_Written instruction_
Reproduce the listing word for word. Skip any image.
+ + +
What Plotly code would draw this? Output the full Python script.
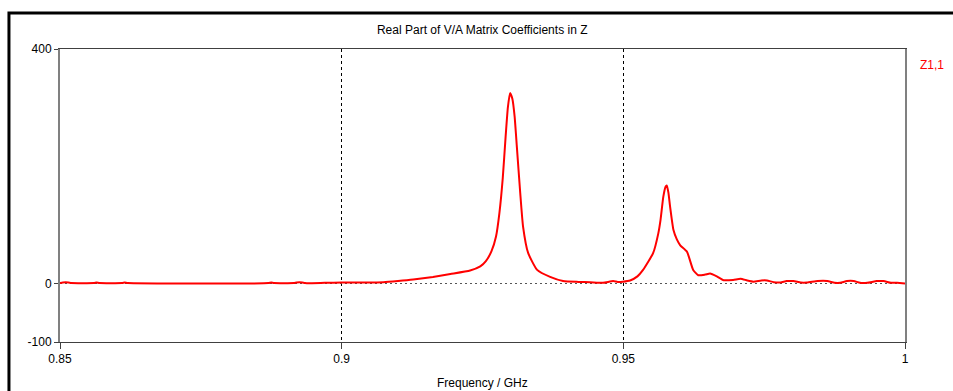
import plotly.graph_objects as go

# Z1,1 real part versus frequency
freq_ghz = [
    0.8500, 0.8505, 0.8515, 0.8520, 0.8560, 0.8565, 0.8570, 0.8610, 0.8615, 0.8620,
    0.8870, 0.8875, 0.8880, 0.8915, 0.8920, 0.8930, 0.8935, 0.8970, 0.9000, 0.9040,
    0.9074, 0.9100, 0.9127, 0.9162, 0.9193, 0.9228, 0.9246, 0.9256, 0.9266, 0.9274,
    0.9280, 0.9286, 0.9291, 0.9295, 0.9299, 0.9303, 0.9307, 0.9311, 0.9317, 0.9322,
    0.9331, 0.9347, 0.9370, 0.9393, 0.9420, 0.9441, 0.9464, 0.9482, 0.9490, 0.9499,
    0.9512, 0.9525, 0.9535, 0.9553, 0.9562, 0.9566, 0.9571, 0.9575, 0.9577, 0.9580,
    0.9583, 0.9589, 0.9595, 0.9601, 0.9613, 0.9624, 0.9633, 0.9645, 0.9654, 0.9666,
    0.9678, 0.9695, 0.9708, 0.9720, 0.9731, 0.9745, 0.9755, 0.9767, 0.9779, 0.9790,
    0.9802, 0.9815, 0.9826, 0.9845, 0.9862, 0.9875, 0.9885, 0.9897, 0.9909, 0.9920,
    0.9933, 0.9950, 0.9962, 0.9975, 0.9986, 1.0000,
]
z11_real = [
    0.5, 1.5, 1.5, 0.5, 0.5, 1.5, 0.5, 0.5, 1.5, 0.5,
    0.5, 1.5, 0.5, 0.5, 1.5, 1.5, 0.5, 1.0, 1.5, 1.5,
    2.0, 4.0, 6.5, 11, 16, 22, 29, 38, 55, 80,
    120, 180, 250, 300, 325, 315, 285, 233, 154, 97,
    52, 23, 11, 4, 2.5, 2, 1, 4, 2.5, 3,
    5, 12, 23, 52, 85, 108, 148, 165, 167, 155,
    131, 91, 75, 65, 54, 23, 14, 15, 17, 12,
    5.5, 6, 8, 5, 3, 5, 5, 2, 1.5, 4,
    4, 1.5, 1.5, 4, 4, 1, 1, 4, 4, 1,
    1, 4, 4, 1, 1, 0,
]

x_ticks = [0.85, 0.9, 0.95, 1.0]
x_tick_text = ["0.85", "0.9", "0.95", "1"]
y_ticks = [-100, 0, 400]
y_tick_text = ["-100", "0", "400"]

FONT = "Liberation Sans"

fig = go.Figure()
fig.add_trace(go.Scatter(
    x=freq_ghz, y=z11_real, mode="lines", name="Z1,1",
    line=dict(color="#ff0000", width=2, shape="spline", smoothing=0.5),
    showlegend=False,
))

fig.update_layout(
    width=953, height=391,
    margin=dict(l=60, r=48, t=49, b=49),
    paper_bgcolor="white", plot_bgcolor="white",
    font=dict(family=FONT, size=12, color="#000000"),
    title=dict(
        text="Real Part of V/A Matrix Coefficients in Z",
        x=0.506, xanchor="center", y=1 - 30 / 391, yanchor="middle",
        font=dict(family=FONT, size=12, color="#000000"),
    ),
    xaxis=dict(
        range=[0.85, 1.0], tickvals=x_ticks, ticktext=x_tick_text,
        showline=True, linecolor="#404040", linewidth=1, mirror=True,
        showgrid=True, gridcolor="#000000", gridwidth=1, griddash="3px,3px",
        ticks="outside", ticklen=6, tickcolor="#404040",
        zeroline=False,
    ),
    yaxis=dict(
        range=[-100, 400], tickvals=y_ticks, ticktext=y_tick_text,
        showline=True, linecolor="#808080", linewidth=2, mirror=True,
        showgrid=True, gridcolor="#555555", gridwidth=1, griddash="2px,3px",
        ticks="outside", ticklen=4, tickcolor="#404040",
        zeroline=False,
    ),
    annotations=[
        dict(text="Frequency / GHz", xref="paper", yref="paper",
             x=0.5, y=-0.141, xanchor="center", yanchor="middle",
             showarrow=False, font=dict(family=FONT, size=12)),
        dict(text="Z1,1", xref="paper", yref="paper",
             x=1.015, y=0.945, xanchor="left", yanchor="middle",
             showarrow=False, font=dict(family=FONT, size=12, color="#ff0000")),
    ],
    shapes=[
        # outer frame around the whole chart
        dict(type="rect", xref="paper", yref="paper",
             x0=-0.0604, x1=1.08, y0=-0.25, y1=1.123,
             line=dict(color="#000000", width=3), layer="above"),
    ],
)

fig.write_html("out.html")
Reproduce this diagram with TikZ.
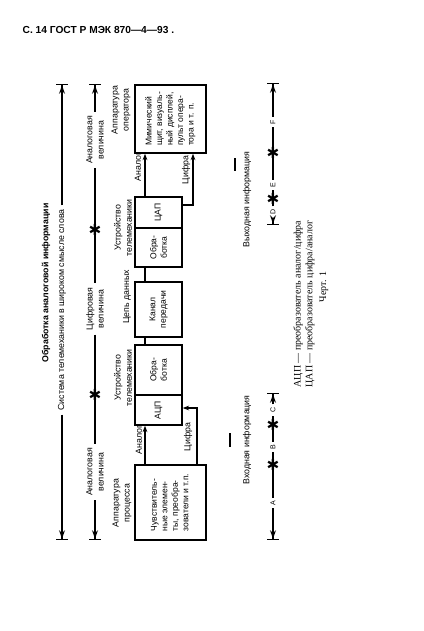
+ + +
_The answer_
What Plotly code would draw this? Output the full Python script.
import plotly.graph_objects as go

# Z1,1 real part versus frequency
freq_ghz = [
    0.8500, 0.8505, 0.8515, 0.8520, 0.8560, 0.8565, 0.8570, 0.8610, 0.8615, 0.8620,
    0.8870, 0.8875, 0.8880, 0.8915, 0.8920, 0.8930, 0.8935, 0.8970, 0.9000, 0.9040,
    0.9074, 0.9100, 0.9127, 0.9162, 0.9193, 0.9228, 0.9246, 0.9256, 0.9266, 0.9274,
    0.9280, 0.9286, 0.9291, 0.9295, 0.9299, 0.9303, 0.9307, 0.9311, 0.9317, 0.9322,
    0.9331, 0.9347, 0.9370, 0.9393, 0.9420, 0.9441, 0.9464, 0.9482, 0.9490, 0.9499,
    0.9512, 0.9525, 0.9535, 0.9553, 0.9562, 0.9566, 0.9571, 0.9575, 0.9577, 0.9580,
    0.9583, 0.9589, 0.9595, 0.9601, 0.9613, 0.9624, 0.9633, 0.9645, 0.9654, 0.9666,
    0.9678, 0.9695, 0.9708, 0.9720, 0.9731, 0.9745, 0.9755, 0.9767, 0.9779, 0.9790,
    0.9802, 0.9815, 0.9826, 0.9845, 0.9862, 0.9875, 0.9885, 0.9897, 0.9909, 0.9920,
    0.9933, 0.9950, 0.9962, 0.9975, 0.9986, 1.0000,
]
z11_real = [
    0.5, 1.5, 1.5, 0.5, 0.5, 1.5, 0.5, 0.5, 1.5, 0.5,
    0.5, 1.5, 0.5, 0.5, 1.5, 1.5, 0.5, 1.0, 1.5, 1.5,
    2.0, 4.0, 6.5, 11, 16, 22, 29, 38, 55, 80,
    120, 180, 250, 300, 325, 315, 285, 233, 154, 97,
    52, 23, 11, 4, 2.5, 2, 1, 4, 2.5, 3,
    5, 12, 23, 52, 85, 108, 148, 165, 167, 155,
    131, 91, 75, 65, 54, 23, 14, 15, 17, 12,
    5.5, 6, 8, 5, 3, 5, 5, 2, 1.5, 4,
    4, 1.5, 1.5, 4, 4, 1, 1, 4, 4, 1,
    1, 4, 4, 1, 1, 0,
]

x_ticks = [0.85, 0.9, 0.95, 1.0]
x_tick_text = ["0.85", "0.9", "0.95", "1"]
y_ticks = [-100, 0, 400]
y_tick_text = ["-100", "0", "400"]

FONT = "Liberation Sans"

fig = go.Figure()
fig.add_trace(go.Scatter(
    x=freq_ghz, y=z11_real, mode="lines", name="Z1,1",
    line=dict(color="#ff0000", width=2, shape="spline", smoothing=0.5),
    showlegend=False,
))

fig.update_layout(
    width=953, height=391,
    margin=dict(l=60, r=48, t=49, b=49),
    paper_bgcolor="white", plot_bgcolor="white",
    font=dict(family=FONT, size=12, color="#000000"),
    title=dict(
        text="Real Part of V/A Matrix Coefficients in Z",
        x=0.506, xanchor="center", y=1 - 30 / 391, yanchor="middle",
        font=dict(family=FONT, size=12, color="#000000"),
    ),
    xaxis=dict(
        range=[0.85, 1.0], tickvals=x_ticks, ticktext=x_tick_text,
        showline=True, linecolor="#404040", linewidth=1, mirror=True,
        showgrid=True, gridcolor="#000000", gridwidth=1, griddash="3px,3px",
        ticks="outside", ticklen=6, tickcolor="#404040",
        zeroline=False,
    ),
    yaxis=dict(
        range=[-100, 400], tickvals=y_ticks, ticktext=y_tick_text,
        showline=True, linecolor="#808080", linewidth=2, mirror=True,
        showgrid=True, gridcolor="#555555", gridwidth=1, griddash="2px,3px",
        ticks="outside", ticklen=4, tickcolor="#404040",
        zeroline=False,
    ),
    annotations=[
        dict(text="Frequency / GHz", xref="paper", yref="paper",
             x=0.5, y=-0.141, xanchor="center", yanchor="middle",
             showarrow=False, font=dict(family=FONT, size=12)),
        dict(text="Z1,1", xref="paper", yref="paper",
             x=1.015, y=0.945, xanchor="left", yanchor="middle",
             showarrow=False, font=dict(family=FONT, size=12, color="#ff0000")),
    ],
    shapes=[
        # outer frame around the whole chart
        dict(type="rect", xref="paper", yref="paper",
             x0=-0.0604, x1=1.08, y0=-0.25, y1=1.123,
             line=dict(color="#000000", width=3), layer="above"),
    ],
)

fig.write_html("out.html")
Reproduce this diagram with TikZ.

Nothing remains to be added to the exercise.